Matt Lindland’s Dirty Boxing for Mixed Martial Arts is surprisingly good.I didn’t expect as much as I do from some Victory Belt manuals perhaps because I’ve got a bias against wrestling, perhaps because Matt Lindland comes with a lot of baggage.
Let’s get that out of the way up front. Yeah, yeah, Lindland is the guy who put together a documentary about how he was being blackballed from the UFC because they fear him and then went out and got KTFO’d in under a minute in his very next fight. He got run out of the UFC in a dispute over a sponsor and he’s funny looking. He got his position on the U.S. Olympic team by going to court to appeal a loss in the qualifiers.
All of that said, the guy won a silver medal in Greco-Roman wrestling in the 2000 Olympics and has won more than 20 MMA bouts. In his twelve year MMA career he’s beaten top fighters like Pat Miletich, Carlos Newton, Jeremy Horn, Ivan Salaverry, Travis Lutter and Mike Van Arsdale.
As one of the founders of Team Quest, along with Randy Couture and Dan Henderson, Lindland pioneered the path of elite wrestlers entering MMA. He also was among the first to prove that wrestlers could expand their game and successfully incorporate submissions and strikes into their MMA games. The even split of his wins between decisions, submissions and TKO’s testifies to his well-rounded mastery of MMA.
Now let’s talk about the book.
There have been some complaints that the book is misnamed. The critics are saying that it’s a wrestling manual for MMA, not a text book on how to use Dirty Boxing in MMA. To some extent that is a fair criticism. The book’s original title was “From Wrestling to MMA” and that might have been a more apt title. But at the same time, this is easily the best book how to apply Dirty Boxing in MMA, bar none.
Sure, only somewhat less than a third of the book specifically discusses striking. But the key thing is the context in which that discussion of striking takes place.
Matt Lindland’s Dirty Boxing for Mixed Martial Arts details a complete MMA system for the standup game. Where Randy Couture’s Wrestling for Fighting is a primer that outlines the basic techniques of getting and defending takedowns, Lindland’s book provides a complete system. The closest comparison I’ve read would be Eddie Bravo’s two books.
Like Bravo’s books, this one provides the diligent student with a series of options from every key position. Lindland outlines the key standing control positions and shows how to transition back and forth between them so you can take advantage of your opponent’s mistakes and avoid his strengths. The structure of the book is also logical and builds a strong foundation at the beginning that allows him to build a complex but sold system by the end.
Reading this book really reinforced by respect for wrestling as a martial art. It’s as much built on skill, science and strategy as jiu jitsu, Muay Thai, Judo or boxing. Lindland’s moves are fundamentally predicated on misdirection and deception. He shows how to bait your opponent into moving and then how to use that energy against him.
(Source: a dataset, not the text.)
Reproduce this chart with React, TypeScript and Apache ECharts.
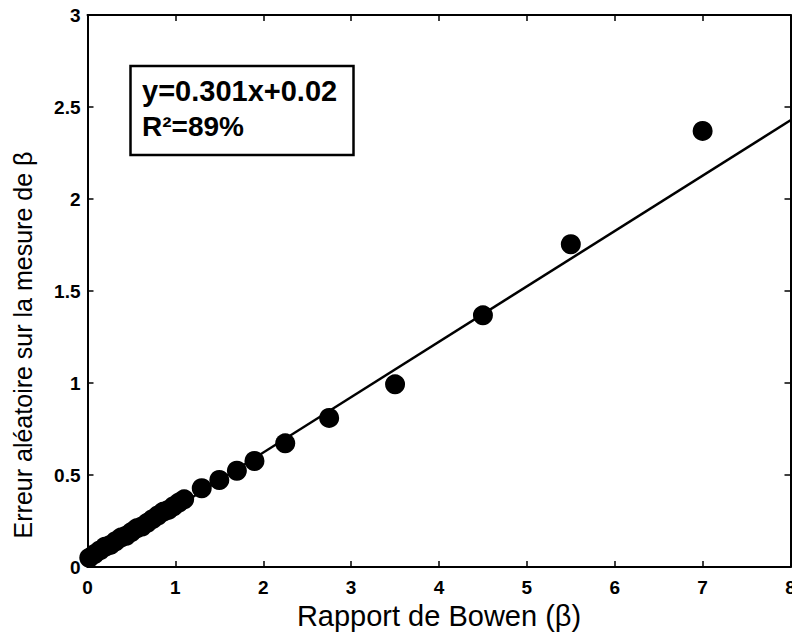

In that, Lindland’s approach to takedowns reminds me of nothing so much as Antonio Rodrigo Nogueira’s approach to the sweep.
It’s only once he’s established the foundation and shown the reader how to use the techniques of Greco-Roman wrestling to thoroughly control your opponent’s body that he elaborates on how to take advantage of that control with strikes, throws and submissions.
The book is the usual great Victory Belt production. The sections are color coded for easy reference in the gym. Each move is described step-by-step and each step is illustrated by color photos. I did notice that many of the action shots are a bit blurry, this is an unfortunate distraction but doesn’t impact the educational value of the book as the shots that show how to set up the grips and positioning are crystal clear, it’s only the mid-air shots of the throws that tend to be blurry. In trying to do my due diligence as a book reviewer, I did conclude that the lack of an index is regrettable, although the organization, color-coding and detailed table of contents go a long way towards eliminating the need for one.
The book is co-authored Erich Krauss and Glen Cordoza. Krauss has also done books with Fedor Emelianenko, Antonio Rodrigo Nogueira, Randy Couture, two with B.J. Penn, Karo Parisyan, Marcelo Garcia, Dave Camarillo, and Anderson Silva plus two with Eddie Bravo and I’ve enjoyed them all.